The term activated sintering has been widely used without specifically defining the term. Two general categories of activated sintering have been defined: gaseous and solid. An example of gaseous activated sintering is the intentional addition of a halogen or halide to Fe powder. This lowers the sintering temperature. Ni bonded WC is an example of solid activated sintering. In conventional activated sintering, the intentionally added constituent increases the sintering rate by liquid or vapor phase transport. In addition, homogenization of multi-phase systems can occur. These mechanisms do not involve vacancy diffusion, hence are different than those encountered in conventional sintering of metals. However, the term activated sintering could also be applied to techniques which increase the surface area or tension, thereby increasing the driving force for conventional sintering or techniques which increase vacancy diffusion.

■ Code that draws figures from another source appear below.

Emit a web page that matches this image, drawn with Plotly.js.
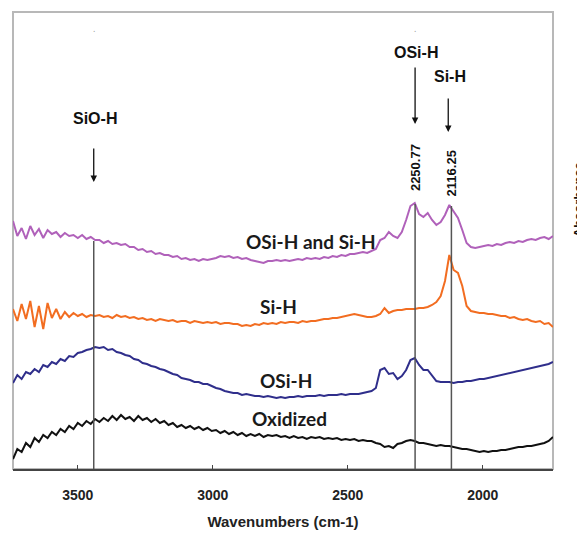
<!DOCTYPE html>
<html>
<head>
<meta charset="utf-8">
<script src="https://cdn.plot.ly/plotly-3.0.1.min.js"></script>
<style>html,body{margin:0;padding:0;background:#fff;}#chart{width:577px;height:533px;}</style>
</head>
<body>
<div id="chart"></div>
<script>
// Wavenumber grid: starts at 3740 cm-1, step -16 cm-1 (126 points)
const wnStart = 3740;
const wnStep = -16;

// Offset absorbance (arbitrary units)
const oSiH_and_SiH = [248,233,241,230,243,234,240,231,239,235,
237,232,236,233,234,231,234,230,232,229,
229,226,228,225,226,224,225,222,222,219,
220,217,218,215,216,214,214,212,213,210,
211,209,210,208,210,209,210,211,213,212,
213,211,212,210,211,209,208,207,206,208,
208,209,208,209,208,209,210,209,211,210,
211,210,212,211,213,212,214,213,215,215,
216,217,216,218,220,229,231,237,233,231,
237,249,263,266,255,252,256,249,244,247,
254,264,257,251,239,226,222,221,222,223,
224,223,225,224,226,227,226,228,227,229,
230,229,231,232,230,233];

const siH = [160,148,165,150,168,142,163,140,166,151,
160,150,157,152,156,153,155,152,154,153,
154,152,153,151,154,152,153,151,152,150,
151,149,150,148,150,149,148,149,147,148,
148,146,148,147,146,147,146,147,145,146,
146,145,145,143,144,143,145,144,146,145,
146,145,147,146,147,147,146,148,147,148,
148,149,150,150,151,151,152,153,154,155,
154,153,152,152,153,155,161,156,158,159,
159,160,160,160,161,161,162,164,167,173,
188,214,199,196,183,163,158,157,156,156,
155,155,154,153,153,151,152,150,149,150,
148,147,148,145,146,142];

const oSiH = [86,94,90,97,95,100,97,104,102,107,
105,110,108,113,112,116,117,119,120,122,
121,122,119,120,117,116,114,113,110,109,
106,105,103,102,100,99,97,95,94,91,
90,89,87,87,85,85,83,81,80,78,
77,76,76,74,75,74,73,73,72,73,
72,71,72,71,72,72,73,72,73,73,
73,74,73,74,74,74,75,74,75,75,
75,76,77,78,81,99,101,95,96,90,
93,99,109,111,104,99,99,93,88,87,
87,87,86,87,87,88,88,89,90,90,
91,92,93,94,95,96,97,98,99,100,
101,102,103,104,105,107];

const oxidized = [10,20,17,26,22,31,27,34,31,37,
34,40,37,43,40,46,43,48,45,50,
47,51,48,53,49,54,50,52,48,53,
49,51,47,50,46,48,44,46,42,44,
41,43,40,42,39,41,38,39,36,38,
35,37,34,36,33,35,33,35,32,34,
33,34,32,33,31,33,31,32,30,32,
31,32,30,31,30,31,29,30,29,30,
28,29,28,28,26,25,22,23,21,25,
26,28,29,28,26,26,25,24,23,24,
23,23,22,21,20,20,19,18,17,18,
17,18,18,19,19,20,21,22,22,23,
23,24,25,26,28,32];

const seriesNames = ['OSi-H and Si-H', 'Si-H', 'OSi-H', 'Oxidized'];
const seriesColors = ['#b061ba', '#f26d21', '#2f2e8b', '#111111'];
const seriesData = [oSiH_and_SiH, siH, oSiH, oxidized];

// Peak markers (cm-1)
const markerLines = [3441, 2250.77, 2116.25];
const peakLabels = ['2250.77', '2116.25'];
const tickValues = [3500, 3000, 2500, 2000];

const traces = seriesData.map((d, k) => ({
  type: 'scatter', mode: 'lines',
  x0: wnStart, dx: wnStep, y: d,
  name: seriesNames[k],
  line: {color: seriesColors[k], width: 2},
  hoverinfo: 'skip'
}));

function purpleAt(w) {
  const idx = Math.round((w - wnStart) / wnStep);
  return oSiH_and_SiH[Math.max(0, Math.min(oSiH_and_SiH.length - 1, idx))];
}

const shapes = [
  {type: 'rect', xref: 'paper', yref: 'paper', x0: 0, x1: 1, y0: 0, y1: 1,
   line: {color: '#b8b8b8', width: 2}, layer: 'below'}
];
markerLines.forEach(w => {
  shapes.push({type: 'line', xref: 'x', yref: 'y', x0: w, x1: w, y0: 0, y1: purpleAt(w) - 1,
    line: {color: '#555555', width: 1.5}});
});

const boldArial = {family: 'Liberation Sans, Arial, sans-serif', size: 16, color: '#111', weight: 'bold'};
const curveFont = {family: 'Lato, Open Sans, sans-serif', size: 19, color: '#1a1a1a', weight: 'bold'};

const annotations = [
  // stray dots at the top
  {x: 3441, y: 441, text: '.', showarrow: false, font: {size: 9, color: '#999'}},
  {x: 2250.77, y: 441, text: '.', showarrow: false, font: {size: 9, color: '#999'}},
  // group labels with arrows
  {x: 3438, y: 351, text: 'SiO-H', showarrow: false, font: boldArial},
  {x: 3441, y: 287, ax: 3441, ay: 322, axref: 'x', ayref: 'y', text: '', showarrow: true,
   arrowhead: 2, arrowsize: 1, arrowwidth: 1.3, arrowcolor: '#111'},
  {x: 2248, y: 417, text: 'OSi-H', showarrow: false, font: boldArial},
  {x: 2250.77, y: 345, ax: 2250.77, ay: 403, axref: 'x', ayref: 'y', text: '', showarrow: true,
   arrowhead: 2, arrowsize: 1, arrowwidth: 1.3, arrowcolor: '#111'},
  {x: 2122, y: 393, text: 'Si-H', showarrow: false, font: boldArial},
  {x: 2128, y: 337, ax: 2128, ay: 372, axref: 'x', ayref: 'y', text: '', showarrow: true,
   arrowhead: 2, arrowsize: 1, arrowwidth: 1.3, arrowcolor: '#111'},
  // rotated peak labels
  {x: markerLines[1], y: 301, text: peakLabels[0], textangle: -90, showarrow: false,
   font: {family: 'Liberation Sans, Arial, sans-serif', size: 13, color: '#111', weight: 'bold'}},
  {x: markerLines[2], y: 296, text: peakLabels[1], textangle: -90, showarrow: false,
   font: {family: 'Liberation Sans, Arial, sans-serif', size: 13, color: '#111', weight: 'bold'}},
  // curve labels
  {x: 2637, y: 228, text: seriesNames[0], showarrow: false, font: curveFont},
  {x: 2756, y: 163, text: seriesNames[1], showarrow: false, font: curveFont},
  {x: 2730, y: 89, text: seriesNames[2], showarrow: false, font: curveFont},
  {x: 2715, y: 51, text: seriesNames[3], showarrow: false, font: curveFont},
  // clipped axis title at right edge
  {xref: 'paper', yref: 'paper', x: 1.0296, y: 0.589, xanchor: 'left', text: 'Absorbance',
   textangle: -90, showarrow: false,
   font: {family: 'Liberation Sans, Arial, sans-serif', size: 13, color: '#111', weight: 'bold'}}
];

const layout = {
  width: 577, height: 533,
  margin: {l: 13, r: 24, t: 12, b: 64, pad: 0},
  paper_bgcolor: '#ffffff', plot_bgcolor: '#ffffff',
  showlegend: false,
  xaxis: {
    range: [3740, 1740], tickvals: tickValues, ticks: 'inside', ticklen: 4, tickwidth: 1.3,
    tickcolor: '#444', showline: true, linecolor: '#444', linewidth: 1.5,
    showgrid: false, zeroline: false, ticklabelstandoff: 13,
    tickfont: {family: 'Liberation Sans, Arial, sans-serif', size: 14, color: '#222', weight: 'bold'},
    title: {text: 'Wavenumbers (cm-1)', standoff: 14,
      font: {family: 'Liberation Sans, Arial, sans-serif', size: 15, color: '#222', weight: 'bold'}}
  },
  yaxis: {range: [0, 457], visible: false, showgrid: false, zeroline: false},
  shapes: shapes,
  annotations: annotations
};

Plotly.newPlot('chart', traces, layout, {staticPlot: true, displayModeBar: false});
</script>
</body>
</html>
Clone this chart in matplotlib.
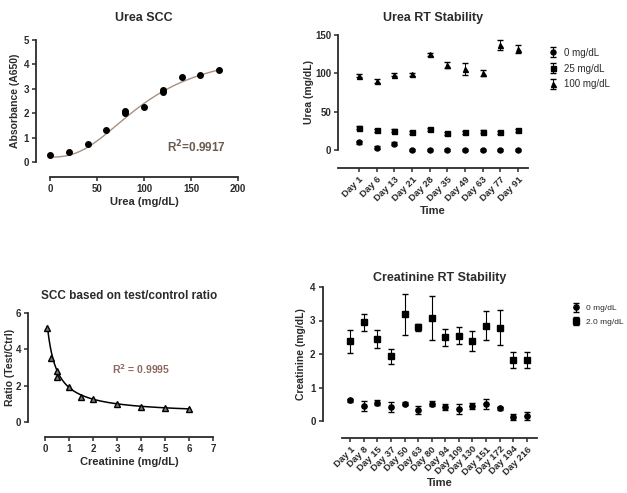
import numpy as np
import matplotlib
matplotlib.use("Agg")
import matplotlib.pyplot as plt

plt.rcParams['font.family'] = ['Liberation Sans', 'DejaVu Sans']
plt.rcParams['font.weight'] = 'bold'
plt.rcParams['axes.labelweight'] = 'bold'
plt.rcParams['axes.linewidth'] = 1.3
plt.rcParams['xtick.major.width'] = 1.1
plt.rcParams['ytick.major.width'] = 1.1
plt.rcParams['xtick.major.size'] = 3
plt.rcParams['ytick.major.size'] = 3
plt.rcParams['xtick.labelsize'] = 7
plt.rcParams['ytick.labelsize'] = 7

INK = '#2b2b2b'

# === Urea standard curve ===
urea_conc = [0, 20, 40, 60, 80, 80, 100, 120, 120, 140, 160, 180]
urea_abs = [0.28, 0.42, 0.75, 1.3, 2.0, 2.1, 2.25, 2.85, 2.95, 3.5, 3.55, 3.77]
# 4PL fit parameters (bottom, top, EC50, hill)
urea_fit = [0.2, 4.6, 100, 2.5]
urea_r2 = "R$^2$=0.9917"

# === Urea RT stability ===
urea_days = ['Day 1', 'Day 6', 'Day 13', 'Day 21', 'Day 28', 'Day 35',
             'Day 49', 'Day 63', 'Day 77', 'Day 91']
urea_0 = [10, 3, 8, 0, 0, 0, 0, 0, 0, 0]
urea_0_err = [2, 2, 2, 1, 1, 1, 1, 1, 1, 1]
urea_25 = [29, 26, 25, 23, 27, 22, 23, 24, 23, 26]
urea_25_err = [2, 2, 2, 2, 2, 2, 2, 2, 2, 2]
urea_100 = [97, 90, 98, 99, 125, 111, 106, 101, 137, 132]
urea_100_err = [2, 2, 2, 2, 2, 4, 8, 4, 7, 5]

# === Creatinine ratio curve ===
crea_conc = [0.1, 0.25, 0.5, 0.5, 1, 1.5, 2, 3, 4, 5, 6]
crea_ratio = [5.2, 3.5, 2.8, 2.5, 1.9, 1.4, 1.25, 1.0, 0.85, 0.78, 0.72]
# hyperbolic fit: c + a / (x + d)
crea_fit = [0.415, 1.934, 0.3]
crea_r2 = "R$^2$ = 0.9995"

# === Creatinine RT stability ===
crea_days = ['Day 1', 'Day 8', 'Day 15', 'Day 37', 'Day 50', 'Day 63', 'Day 80',
             'Day 94', 'Day 109', 'Day 130', 'Day 151', 'Day 172', 'Day 194', 'Day 216']
crea_0 = [0.62, 0.45, 0.55, 0.42, 0.52, 0.32, 0.52, 0.42, 0.35, 0.45, 0.52, 0.38, 0.12, 0.15]
crea_0_err = [0.05, 0.15, 0.08, 0.15, 0.05, 0.12, 0.07, 0.1, 0.15, 0.1, 0.15, 0.05, 0.1, 0.12]
crea_2 = [2.38, 2.95, 2.45, 1.93, 3.18, 2.8, 3.08, 2.5, 2.55, 2.4, 2.85, 2.78, 1.82, 1.82]
crea_2_err = [0.35, 0.25, 0.28, 0.22, 0.6, 0.1, 0.65, 0.25, 0.25, 0.3, 0.42, 0.52, 0.25, 0.25]

W, H = 627, 493
fig = plt.figure(figsize=(W / 100, H / 100), dpi=100)


def px_axes(left, right, top, bottom):
    return fig.add_axes([left / W, 1 - bottom / H, (right - left) / W, (bottom - top) / H])


def prism(ax, xoff, yoff):
    for s in ['top', 'right']:
        ax.spines[s].set_visible(False)
    ax.spines['left'].set_position(('outward', xoff))
    ax.spines['bottom'].set_position(('outward', yoff))
    ax.spines['left'].set_color(INK)
    ax.spines['bottom'].set_color(INK)
    ax.tick_params(colors=INK, pad=2)
    ax.patch.set_alpha(0)


def style_legend(leg):
    for tx in leg.get_texts():
        tx.set_fontweight('normal')
        tx.set_color(INK)


# --- panel 1 ---
ax1 = px_axes(50, 238, 40, 162)
prism(ax1, 10, 11)
xs = np.linspace(0, 180, 200)
b, t, ec, h = urea_fit
ax1.plot(xs, b + (t - b) * (xs / ec) ** h / (1 + (xs / ec) ** h), color='#a89080', lw=1.0)
ax1.plot(urea_conc, urea_abs, 'o', color='black', ms=4, clip_on=False)
ax1.set_xlim(0, 200)
ax1.set_ylim(0, 5)
ax1.set_xticks([0, 50, 100, 150, 200])
ax1.set_yticks([0, 1, 2, 3, 4, 5])
ax1.set_xlabel('Urea (mg/dL)', fontsize=8, color=INK, labelpad=2)
ax1.set_ylabel('Absorbance (A650)', fontsize=7.5, color=INK, labelpad=3)
ax1.set_title('Urea SCC', fontsize=9, fontweight='bold', color=INK, pad=14)
ax1.text(124, 0.62, urea_r2, fontsize=8.5, color='#6b5a50', ha='left', va='center')

# --- panel 2 ---
ax2 = px_axes(338, 528, 35, 150)
prism(ax2, 0, 13)
xi = np.arange(len(urea_days))
ebkw = dict(color='black', ms=3.6, elinewidth=0.7, capsize=2, clip_on=False)
ax2.errorbar(xi, urea_0, yerr=urea_0_err, fmt='o', label='0 mg/dL', **ebkw)
ax2.errorbar(xi, urea_25, yerr=urea_25_err, fmt='s', label='25 mg/dL', **ebkw)
ax2.errorbar(xi, urea_100, yerr=urea_100_err, fmt='^', label='100 mg/dL', **ebkw)
ax2.set_xlim(-1.18, 9.56)
ax2.set_ylim(0, 150)
ax2.set_xticks(xi)
ax2.set_xticklabels(urea_days, rotation=45, ha='right', rotation_mode='anchor', fontsize=6.8)
ax2.set_yticks([0, 50, 100, 150])
ax2.set_xlabel('Time', fontsize=8, color=INK, labelpad=2)
ax2.set_ylabel('Urea (mg/dL)', fontsize=7.5, color=INK, labelpad=1)
ax2.set_title('Urea RT Stability', fontsize=9, fontweight='bold', color=INK, pad=10)
leg2 = ax2.legend(loc='upper left', bbox_to_anchor=(538 / W, 1 - 39 / H),
                  bbox_transform=fig.transFigure, frameon=False, fontsize=7,
                  handletextpad=0.6, labelspacing=0.6, handlelength=1.2)
style_legend(leg2)

# --- panel 3 ---
ax3 = px_axes(45, 213, 313, 422)
prism(ax3, 12, 11)
c, a, d = crea_fit
xs3 = np.linspace(0.1, 6, 200)
ax3.plot(xs3, c + a / (xs3 + d), color='black', lw=1.1)
ax3.plot(crea_conc, crea_ratio, '^', color='black', ms=4, mfc='#777777', clip_on=False)
ax3.set_xlim(0, 7)
ax3.set_ylim(0, 6)
ax3.set_xticks(range(8))
ax3.set_yticks([0, 2, 4, 6])
ax3.set_xlabel('Creatinine (mg/dL)', fontsize=8, color=INK, labelpad=2)
ax3.set_ylabel('Ratio (Test/Ctrl)', fontsize=7.5, color=INK, labelpad=1)
ax3.set_title('SCC based on test/control ratio', fontsize=8.5, fontweight='bold', color=INK, pad=10)
ax3.text(2.8, 2.9, crea_r2, fontsize=7.5, color='#8a6a60', ha='left', va='center')

# --- panel 4 ---
ax4 = px_axes(342, 537, 287, 421)
prism(ax4, 14, 12)
xj = np.arange(len(crea_days))
ebkw4 = dict(color='black', ms=3.8, elinewidth=0.8, capsize=2.2, clip_on=False)
ax4.errorbar(xj, crea_0, yerr=crea_0_err, fmt='o', label='0 mg/dL', **ebkw4)
ax4.errorbar(xj, crea_2, yerr=crea_2_err, fmt='s', label='2.0 mg/dL', **ebkw4)
ax4.set_xlim(-0.6, 13.75)
ax4.set_ylim(0, 4)
ax4.set_xticks(xj)
ax4.set_xticklabels(crea_days, rotation=45, ha='right', rotation_mode='anchor', fontsize=6.8)
ax4.set_yticks([0, 1, 2, 3, 4])
ax4.set_xlabel('Time', fontsize=8, color=INK, labelpad=1)
ax4.set_ylabel('Creatinine (mg/dL)', fontsize=7.5, color=INK, labelpad=3)
ax4.set_title('Creatinine RT Stability', fontsize=9, fontweight='bold', color=INK, pad=4)
leg4 = ax4.legend(loc='upper left', bbox_to_anchor=(563 / W, 1 - 297 / H),
                  bbox_transform=fig.transFigure, frameon=False, fontsize=6,
                  handletextpad=0.6, labelspacing=0.7, handlelength=1.2)
style_legend(leg4)

fig.savefig('out.png', dpi=100)
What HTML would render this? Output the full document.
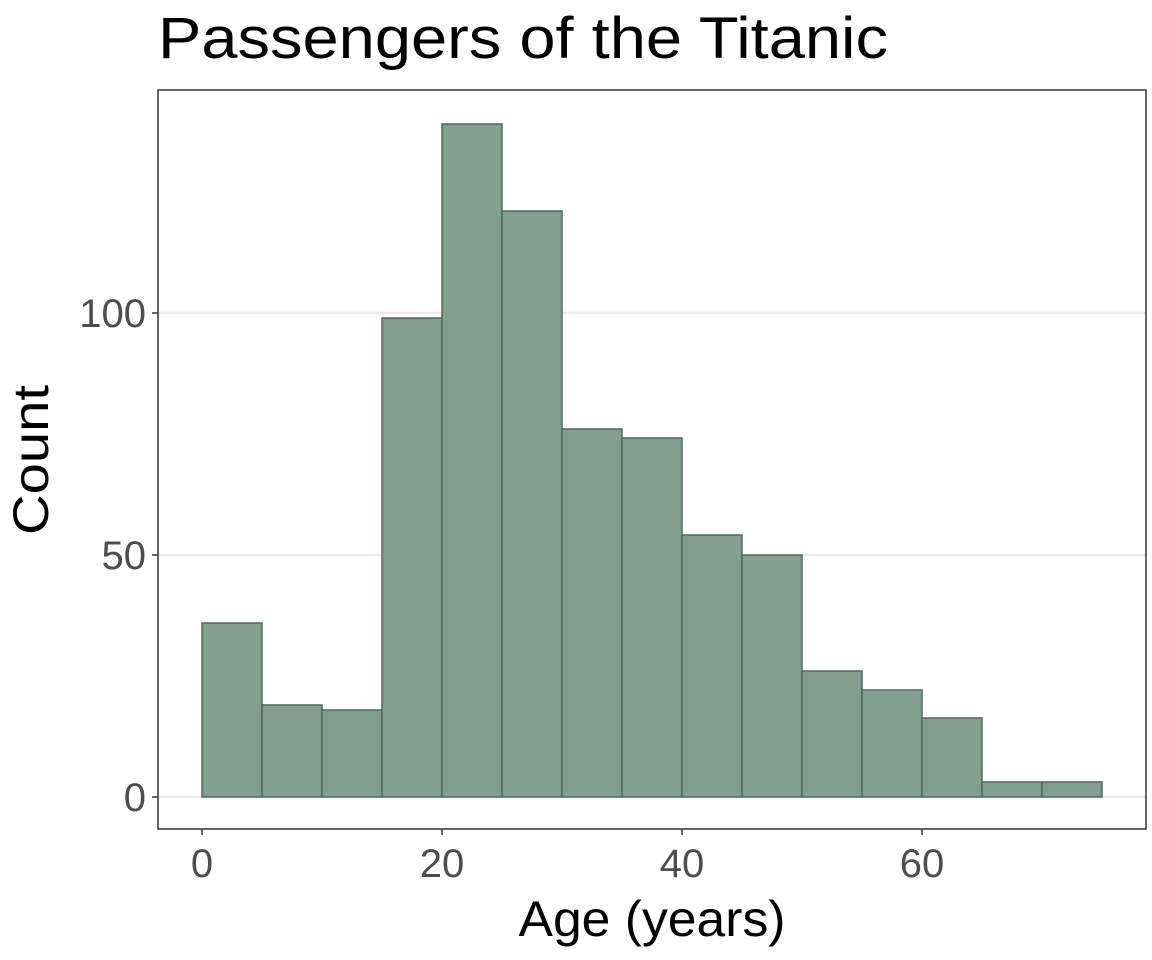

Thus, the improvement in sinterability noted above the due to surface oxidation of the particles could be termed an activated sintering mechanism. One mechanism explaining improved sinterability after oxidation has been proposed. In this explanation, it is suggested that the surfaces of metal powders have an amorphous oxide layer which inhibits bonding and which is very difficult to reduce. By oxidizing at higher temperatures, a discontinuous oxide layer is formed which is easily reduced, thereby leaving a clean surface for activated sintering.